The Strength of Web3 and Importance of Moving Away From Web2
Disclaimer: The Industry Talk section features insights by crypto industry players and is not a part of the editorial content of Cryptonews.com.
By now, you’ve undoubtedly at least heard of Web3, the next stage in the evolution of the internet. However, most people are unaware of its importance and why we should move from Web2 to Web3.
In this piece, we will talk more about it, how specific companies are adding Web3 products to their portfolios, how Web3 brings advantages to everyone, and so much more.
Web2 and Web3 — What’s the Difference?
Web2 and Web3 are two different iterations of the web, with the latter being still largely theoretical. It mainly exists with specific companies and organizations offering novel solutions based on decentralization, openness, and greater utility, the staples of Web3.
Web2 has grown with innovations like smartphones, social networks, and broad mobile internet access. It’s based on interactivity, connectivity, and, most of all, user-generated content. This is how it differs from Web1, the initial iteration of the web, where webpages were few and static.
The Web2 technologies have brought us large Web2-centric organizations and businesses like Meta, Apple, Google, Amazon, and many others.
As for Web3, it was born out of technologies like blockchain, cryptocurrency, NFT, AI, machine learning, and others. What they have in common is much greater user utility, trustless and permissionless attributes, openness, and above all, decentralization.
Even though it’s not here yet, thanks to the disruptiveness of these technologies, it’s almost inevitable to come.
Why We Need to Move to Web3
Web2 is increasingly becoming cumbersome for users. The major companies in the space are effectively locking-in users into their services without a way for them to find something else.
On top of it all, the data they garner stays with them without serving the actual users from whom it's coming.
Web3 is a solution for this. It’s a fundamentally different approach to the internet, largely based on the premise that users don’t have to be exploited for companies to make money. That’s why the organizations within the space are striving to offer open platforms that create value for users instead of relying on centralized solutions that are increasingly only being used to make money.

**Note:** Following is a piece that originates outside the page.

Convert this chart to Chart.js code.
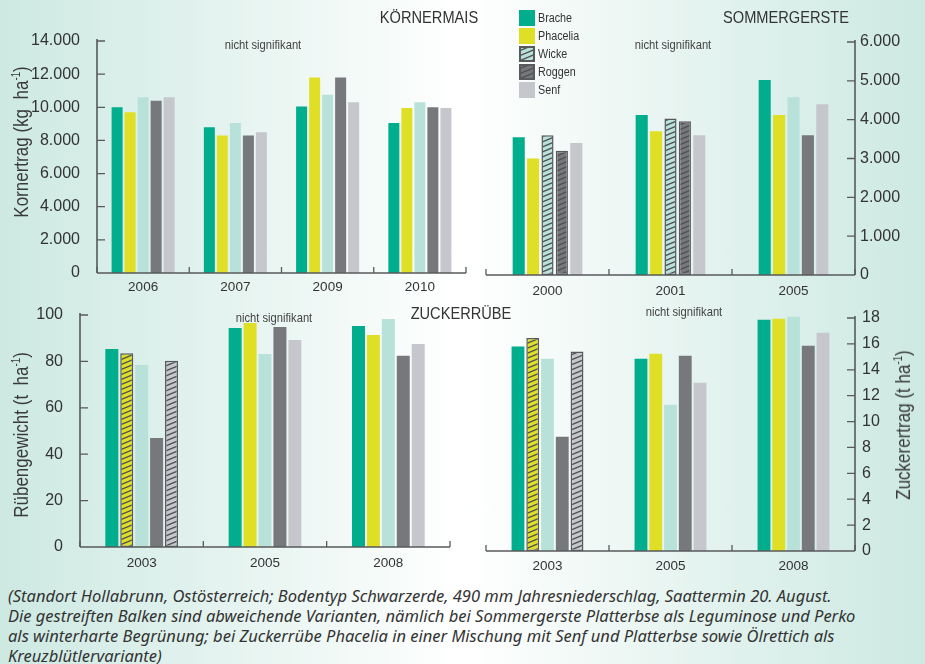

In Web3, the users are the ones holding their data, making them free to potentially move to another solution if they so please. Even though it sounds like a bad solution for the companies themselves, it’s not. That’s because the model enables value to be rewarded, and the many companies in this space are proving this assertion.
On top of that, Web3’s openness allows companies to quickly enter another network where they can find more users. For instance, thanks to blockchain technology, a Web3-based business doesn’t have to require users to upload a file, for example, as they can tap into existing files already on the blockchain.
This openness and interoperability are also available to Web2 companies. They only need to adapt Web3 technologies to get the chance to enter a new market. This is evident from major companies starting to use crypto, incorporating NFTs into their platforms, or even banks using blockchain solutions to improve their security.
The benefits of this are great, to say the least. Building trust becomes much easier and less costly, entering new markets becomes seamless, and launching a new product or service in the Web3 space is much easier.
Companies in the Web3 Space Moving the Market Forward
Even though Web3 is still a relatively new concept, it’s clear that many companies are already within it, each with its own solution to a specific problem. Many of these companies are potentially revolutionary not just for Web3 but the entire world.
Moreover, it’s good that the Web3 space is open to everyone, and many Web2 companies are investing heavily in it. They are looking for ways to join the market and create their own Web3 products and services.
This openness to everyone is seen in the example of Hectagon, the world’s first DAO-governed Venture Capital funding platform open to any investor. In a world where VC is only available to the rich and few, Hectagon aims to make it accessible to everyone, all with the help of Web3 solutions.
In the cryptocurrency world, we have Blueshift, a decentralized exchange and crypto asset management protocol using liquidity portfolios. Blueshift uses a combination of virtual pairs and liquidity portfolios, leading to advantages for liquidity providers and traders, namely low impairment loss and low price slippage.
There’s also the case of Ambire, the first power user wallet for digital assets that works as a web app. Unlike all other non-mobile wallets that work as browser extensions, Ambire is the first that works as a full app, substantially improving security and making web wallets easier for beginners.
Web3 is also getting fuller with incredible metaverse projects, where Looking Glass Labs is one of the best examples. It offers an immersive metaverse environment, NFT architecture, play-to-earn tokenization, and even virtual asset royalty streams.
Web3 is coming, and the big transition is almost inevitable for the majority of companies in the online space. The good thing is that it doesn’t have to be an issue but an opportunity for Web2 organizations to properly utilize Web3 technologies to their advantage.
Users will increasingly favor the Web3 space as new and better solutions come to replace the widely used Web2 products and services. That can only mean more opportunities for businesses to enter the space and bring the next disruption.